# [WHAT IS BEING ASKED]
Print nothing but the lines from the start of the listing below through the line that contains "const tempTickValues = [0, 20, 40, 60, 80];". Do not include the pictures.

** start **

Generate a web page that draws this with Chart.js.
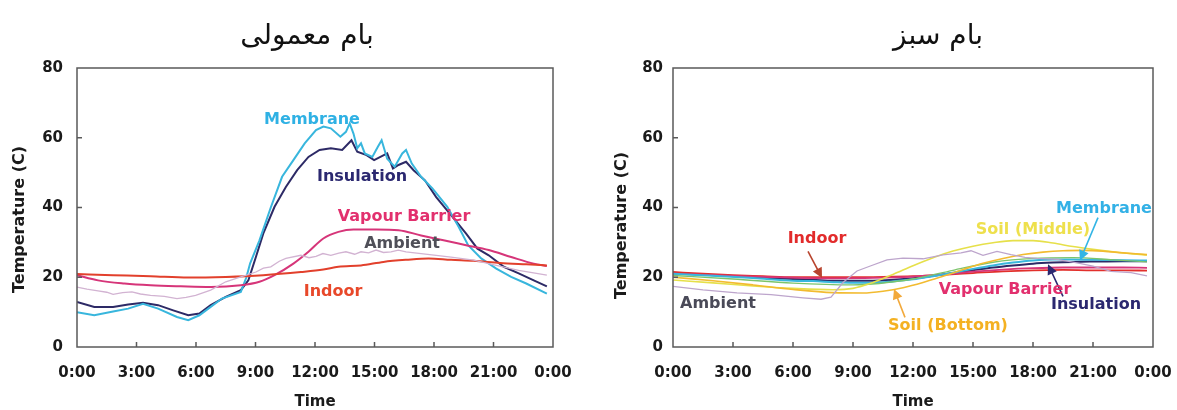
<!DOCTYPE html>
<html>
<head>
<meta charset="utf-8">
<script src="https://cdn.jsdelivr.net/npm/chart.js@4.4.1/dist/chart.umd.min.js"></script>
<style>
html,body{margin:0;padding:0;background:#fff;}
#wrap{position:relative;width:1177px;height:410px;overflow:hidden;background:#fff;}
.pane{position:absolute;top:0;height:410px;}
.ttl{position:absolute;top:17px;width:260px;text-align:center;direction:rtl;font-family:"DejaVu Sans",sans-serif;font-size:28px;line-height:36px;color:#111;}
</style>
</head>
<body>
<div id="wrap">
  <div class="pane" style="left:0;width:590px"><canvas id="c1" width="590" height="410"></canvas></div>
  <div class="pane" style="left:590px;width:587px"><canvas id="c2" width="587" height="410"></canvas></div>
  <div class="ttl" style="left:177px">بام معمولی</div>
  <div class="ttl" style="left:808px">بام سبز</div>
</div>
<script>
// ---------- tick labels ----------
const timeTickLabels = ['0:00','3:00','6:00','9:00','12:00','15:00','18:00','21:00','0:00'];
const tempTickValues = [0, 20, 40, 60, 80];

// ---------- conventional roof (left) ----------
const convMembraneHours = [0,0.87,1.82,2.58,3.33,4.09,5.04,5.61,6.17,6.74,7.31,8.26,8.54,8.73,9.2,9.77,10.34,10.91,11.48,12.05,12.42,12.8,13.28,13.56,13.75,13.94,14.13,14.32,14.51,14.89,15.17,15.36,15.64,16.02,16.4,16.59,16.88,17.35,17.92,18.67,19.24,19.72,20.38,21.14,21.89,22.65,23.69];
const convMembraneTemps = [10.0,9.1,10.2,11.0,12.4,11.0,8.6,7.7,9.1,11.5,13.9,15.8,20.0,24.0,30.6,40.0,48.8,53.6,58.4,62.2,63.2,62.7,60.3,61.7,64.1,61.2,57.0,58.4,55.5,54.5,57.4,59.3,54.0,51.7,55.5,56.5,52.6,48.8,45.5,40.2,34.5,29.2,25.4,22.5,20.1,18.2,15.3];

const convInsulationHours = [0,0.87,1.82,2.58,3.33,4.09,4.85,5.61,6.17,6.74,7.5,8.26,8.64,9.02,9.39,9.96,10.53,11.1,11.67,12.23,12.8,13.37,13.84,14.13,14.6,14.98,15.64,15.93,16.21,16.59,16.97,17.54,18.11,18.86,19.62,20.19,20.76,21.52,22.27,23.03,23.69];
const convInsulationTemps = [12.9,11.5,11.5,12.2,12.7,12.0,10.5,9.1,9.6,12.0,14.4,16.3,19.1,25.8,32.5,40.2,45.9,50.7,54.5,56.5,57.0,56.5,59.3,56.0,55.0,53.6,55.5,51.2,52.2,53.1,50.7,47.8,43.0,37.8,32.5,28.2,26.3,23.0,21.1,19.1,17.4];

const convVapourHours = [0,1.06,2.39,3.71,5.23,6.74,8.26,9.2,9.96,10.91,11.67,12.42,13.18,13.94,15.08,16.21,17.35,18.48,19.62,20.76,21.89,23.03,23.69];
const convVapourTemps = [20.6,19.1,18.2,17.7,17.4,17.2,17.7,18.7,20.6,23.9,27.3,31.1,33.0,33.7,33.7,33.5,32.0,30.6,29.2,27.8,25.8,23.9,23.2];

const convAmbientHours = [0,0.5,1.06,1.5,1.82,2.3,2.77,3.2,3.71,4.4,5.04,5.5,5.98,6.74,7.5,8.26,9.02,9.4,9.77,10.2,10.53,11.29,11.7,12.05,12.4,12.8,13.2,13.56,14.0,14.32,14.7,15.08,15.45,15.83,16.2,16.59,17.35,18.11,18.86,20.0,21.14,22.27,23.69];
const convAmbientTemps = [17.2,16.6,16.1,15.7,15.1,15.6,15.8,15.2,14.8,14.5,13.9,14.2,14.8,16.3,18.7,20.1,21.5,22.6,23.0,24.6,25.4,26.3,25.6,26.0,26.8,26.3,26.9,27.3,26.6,27.3,27.0,27.8,27.1,27.3,27.8,27.3,26.8,26.3,25.8,24.9,23.4,22.0,20.6];

const convIndoorHours = [0,1.82,3.71,5.61,7.5,9.39,11.29,12.42,13.18,14.32,15.45,16.59,17.73,18.86,20.0,21.33,22.65,23.69];
const convIndoorTemps = [20.9,20.6,20.3,19.9,20.1,20.6,21.5,22.2,23.0,23.4,24.4,25.0,25.4,25.0,24.7,24.1,23.7,23.4];

// ---------- green roof (right) ----------
const greenSoilMiddleHours = [0,2,4,6,8,9,10,11,12,13,14,15,16,17,18,19,20,21,22,23,23.7];
const greenSoilMiddleTemps = [19.2,18.4,17.5,16.8,16.4,16.8,18.5,20.8,23.3,25.6,27.5,28.9,29.9,30.5,30.5,29.8,28.8,28.0,27.3,26.7,26.4];

const greenSoilBottomHours = [0,2,4,6,8,9.5,10.5,11.5,12.5,13.5,14.5,15.5,16.5,17.5,18.5,19.5,20.5,21.5,22.5,23.7];
const greenSoilBottomTemps = [20.0,19.0,17.8,16.5,15.6,15.5,16.0,17.0,18.5,20.3,22.2,24.0,25.4,26.5,27.2,27.6,27.7,27.5,27.0,26.5];

const greenSoilTopHours = [0,3,6,9,12,14,16,18,20,22,23.7];
const greenSoilTopTemps = [20.5,19.5,18.3,17.8,19.5,22.0,24.3,25.4,25.6,25.0,24.4];

const greenAmbientHours = [0,1.5,3.2,4.9,6.5,7.4,7.9,8.5,9.2,9.9,10.7,11.5,12.5,13.5,14.4,14.9,15.5,16.2,16.9,17.6,18.2,19.2,20.2,21.0,21.9,22.9,23.7];
const greenAmbientTemps = [17.4,16.4,15.5,15.0,14.1,13.7,14.3,18.5,21.8,23.3,25.0,25.5,25.3,26.4,27.0,27.6,26.3,27.4,26.5,25.7,25.4,25.1,24.1,23.2,21.7,21.3,20.4];

const greenMembraneHours = [0,2,4,6,7,8,9,10,11,12,13,14,15,16,17,18,19,20,21,22.5,23.7];
const greenMembraneTemps = [21.0,20.4,19.8,19.0,18.9,18.6,18.4,18.4,18.8,19.4,20.3,21.3,22.4,23.4,24.2,24.8,25.1,25.1,25.0,24.9,24.8];

const greenInsulationHours = [0,2,4,6,7,8,10,12,13,14,15,16,17,18,19,20,21,22.5,23.7];
const greenInsulationTemps = [21.2,20.6,20.0,19.5,19.3,19.0,19.0,19.7,20.4,21.2,22.0,22.8,23.4,23.9,24.2,24.4,24.5,24.6,24.6];

const greenVapourHours = [0,2,4,6,8,10,12,13.5,15,16.5,18,19.5,21,22.5,23.7];
const greenVapourTemps = [21.0,20.6,20.2,19.9,19.7,19.8,20.2,20.8,21.6,22.2,22.6,22.8,22.8,22.8,22.7];

const greenIndoorHours = [0,1.5,3,4.5,6,7.5,9,10.5,12,13.5,15,16.5,18,19.5,21,22.5,23.7];
const greenIndoorTemps = [21.5,21.0,20.6,20.3,20.0,20.0,20.0,20.1,20.3,20.7,21.2,21.7,22.0,22.1,22.0,22.0,21.9];

// ---------- helpers ----------
const FONT = '"DejaVu Sans", "Liberation Sans", sans-serif';
function pts(h, v) { return h.map((x, i) => ({x: x, y: v[i]})); }
function ds(label, h, v, color, width, smooth) {
  return {label: label, data: pts(h, v), borderColor: color, backgroundColor: color,
    borderWidth: width, pointRadius: 0, fill: false,
    cubicInterpolationMode: smooth ? 'monotone' : 'default', tension: smooth ? 0.4 : 0};
}

const annotPlugin = {
  id: 'annot',
  afterDraw(chart, args, o) {
    const {ctx, chartArea: a, scales: {x, y}} = chart;
    ctx.save();
    // frame
    ctx.strokeStyle = '#5a5a5a'; ctx.lineWidth = 1.5;
    ctx.strokeRect(a.left, a.top, a.right - a.left, a.bottom - a.top);
    // inward tick marks
    ctx.beginPath();
    x.ticks.forEach(t => { if (t.value > 0 && t.value < 24) { const px = x.getPixelForValue(t.value); ctx.moveTo(px, a.bottom); ctx.lineTo(px, a.bottom - 5); } });
    y.ticks.forEach(t => { if (t.value > 0 && t.value < 80) { const py = y.getPixelForValue(t.value); ctx.moveTo(a.left, py); ctx.lineTo(a.left + 5, py); } });
    ctx.stroke();
    // y title
    ctx.save();
    ctx.translate(o.yTitleX, (a.top + a.bottom) / 2 + o.yTitleShift);
    ctx.rotate(-Math.PI / 2);
    ctx.fillStyle = '#1a1a1a';
    ctx.font = 'bold 16px ' + FONT;
    ctx.textAlign = 'center'; ctx.textBaseline = 'middle';
    ctx.fillText('Temperature (C)', 0, 0);
    ctx.restore();
    // arrows
    (o.arrows || []).forEach(ar => {
      const x1 = x.getPixelForValue(ar.from[0]), y1 = y.getPixelForValue(ar.from[1]);
      const x2 = x.getPixelForValue(ar.to[0]), y2 = y.getPixelForValue(ar.to[1]);
      ctx.strokeStyle = ar.color; ctx.fillStyle = ar.color; ctx.lineWidth = 1.6;
      const ang = Math.atan2(y2 - y1, x2 - x1);
      const L = 10, W = 5;
      ctx.beginPath(); ctx.moveTo(x1, y1); ctx.lineTo(x2 - Math.cos(ang) * L * 0.6, y2 - Math.sin(ang) * L * 0.6); ctx.stroke();
      ctx.beginPath();
      ctx.moveTo(x2, y2);
      ctx.lineTo(x2 - Math.cos(ang) * L + Math.sin(ang) * W, y2 - Math.sin(ang) * L - Math.cos(ang) * W);
      ctx.lineTo(x2 - Math.cos(ang) * L - Math.sin(ang) * W, y2 - Math.sin(ang) * L + Math.cos(ang) * W);
      ctx.closePath(); ctx.fill();
    });
    // labels
    ctx.font = 'bold 16px ' + FONT;
    ctx.textAlign = 'center'; ctx.textBaseline = 'middle';
    (o.labels || []).forEach(l => {
      ctx.fillStyle = l.color;
      ctx.fillText(l.text, x.getPixelForValue(l.at[0]), y.getPixelForValue(l.at[1]));
    });
    ctx.restore();
  }
};

function makeChart(id, datasets, lay) {
  return new Chart(document.getElementById(id), {
    type: 'line',
    data: {datasets: datasets},
    plugins: [annotPlugin],
    options: {
      responsive: false, animation: false, devicePixelRatio: 1,
      layout: {padding: {left: 0, top: 68, right: lay.right, bottom: 0}},
      plugins: {legend: {display: false}, tooltip: {enabled: false}, title: {display: false},
        annot: lay.annot},
      scales: {
        x: {type: 'linear', min: 0, max: 24,
          afterBuildTicks: s => { s.ticks = timeTickLabels.map((_, i) => ({value: i * 3})); },
          afterFit: s => { s.height = 63; },
          grid: {display: false, drawTicks: true, tickLength: 17}, border: {display: false},
          ticks: {padding: 0, color: '#1a1a1a', font: {family: FONT, size: 15, weight: 'bold'},
            maxRotation: 0, autoSkip: false,
            callback: (v) => timeTickLabels[Math.round(v / 3)]},
          title: {display: true, text: 'Time', color: '#1a1a1a', padding: {top: 0, bottom: 0},
            font: {family: FONT, size: 15, weight: 'bold', lineHeight: 1}}
        },
        y: {type: 'linear', min: 0, max: 80,
          afterBuildTicks: s => { s.ticks = tempTickValues.map(v => ({value: v})); },
          afterFit: s => { s.width = lay.yWidth; },
          grid: {display: false, drawTicks: true, tickLength: lay.yPad}, border: {display: false},
          ticks: {padding: 0, color: '#1a1a1a', font: {family: FONT, size: 15, weight: 'bold'}}
        }
      }
    }
  });
}

// ---------- left chart ----------
makeChart('c1', [
  ds('Ambient', convAmbientHours, convAmbientTemps, '#d2b3d2', 1.3, false),
  ds('Indoor', convIndoorHours, convIndoorTemps, '#e2402c', 2, true),
  ds('Vapour Barrier', convVapourHours, convVapourTemps, '#d63579', 2, true),
  ds('Membrane', convMembraneHours, convMembraneTemps, '#38b6dd', 2, false),
  ds('Insulation', convInsulationHours, convInsulationTemps, '#2d2a66', 2, false)
], {
  right: 37, yWidth: 77, yPad: 14,
  annot: {
    yTitleX: 20, yTitleShift: 12,
    labels: [
      {text: 'Membrane', at: [11.85, 65.2], color: '#2fb1e4'},
      {text: 'Insulation', at: [14.37, 48.9], color: '#2b2870'},
      {text: 'Vapour Barrier', at: [16.49, 37.4], color: '#e2306e'},
      {text: 'Ambient', at: [16.39, 29.7], color: '#4f4f58'},
      {text: 'Indoor', at: [12.91, 15.9], color: '#e8482a'}
    ]
  }
});

// ---------- right chart ----------
makeChart('c2', [
  ds('Ambient', greenAmbientHours, greenAmbientTemps, '#bda5cc', 1.3, false),
  ds('Soil (Bottom)', greenSoilBottomHours, greenSoilBottomTemps, '#f2bb30', 1.6, true),
  ds('Soil (Middle)', greenSoilMiddleHours, greenSoilMiddleTemps, '#e6e04a', 1.6, true),
  ds('Soil (Top)', greenSoilTopHours, greenSoilTopTemps, '#7cc46c', 1.3, true),
  ds('Membrane', greenMembraneHours, greenMembraneTemps, '#38b6dd', 2, true),
  ds('Vapour Barrier', greenVapourHours, greenVapourTemps, '#d63579', 1.8, true),
  ds('Indoor', greenIndoorHours, greenIndoorTemps, '#e2302c', 1.8, true),
  ds('Insulation', greenInsulationHours, greenInsulationTemps, '#2d2a66', 2, true)
], {
  right: 24, yWidth: 83, yPad: 10,
  annot: {
    yTitleX: 32, yTitleShift: 18,
    arrows: [
      {from: [6.75, 27.4], to: [7.45, 19.8], color: '#b8442e'},
      {from: [11.6, 8.5], to: [11.05, 16.6], color: '#f2a93b'},
      {from: [21.25, 37.1], to: [20.35, 24.8], color: '#33b5e5'},
      {from: [19.5, 14.5], to: [18.75, 23.7], color: '#2b2870'}
    ],
    labels: [
      {text: 'Indoor', at: [7.2, 31.1], color: '#e22b2b'},
      {text: 'Ambient', at: [2.25, 12.5], color: '#4a4a58'},
      {text: 'Soil (Bottom)', at: [13.75, 6.2], color: '#f4b122'},
      {text: 'Soil (Middle)', at: [18.0, 33.7], color: '#eee04c'},
      {text: 'Membrane', at: [21.55, 39.7], color: '#33b1e6'},
      {text: 'Vapour Barrier', at: [16.6, 16.5], color: '#e2306e'},
      {text: 'Insulation', at: [21.15, 12.2], color: '#2b2870'}
    ]
  }
});
</script>
</body>
</html>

** end **

# [SOLUTION]
Generate a web page that draws this with Chart.js.
<!DOCTYPE html>
<html>
<head>
<meta charset="utf-8">
<script src="https://cdn.jsdelivr.net/npm/chart.js@4.4.1/dist/chart.umd.min.js"></script>
<style>
html,body{margin:0;padding:0;background:#fff;}
#wrap{position:relative;width:1177px;height:410px;overflow:hidden;background:#fff;}
.pane{position:absolute;top:0;height:410px;}
.ttl{position:absolute;top:17px;width:260px;text-align:center;direction:rtl;font-family:"DejaVu Sans",sans-serif;font-size:28px;line-height:36px;color:#111;}
</style>
</head>
<body>
<div id="wrap">
  <div class="pane" style="left:0;width:590px"><canvas id="c1" width="590" height="410"></canvas></div>
  <div class="pane" style="left:590px;width:587px"><canvas id="c2" width="587" height="410"></canvas></div>
  <div class="ttl" style="left:177px">بام معمولی</div>
  <div class="ttl" style="left:808px">بام سبز</div>
</div>
<script>
// ---------- tick labels ----------
const timeTickLabels = ['0:00','3:00','6:00','9:00','12:00','15:00','18:00','21:00','0:00'];
const tempTickValues = [0, 20, 40, 60, 80];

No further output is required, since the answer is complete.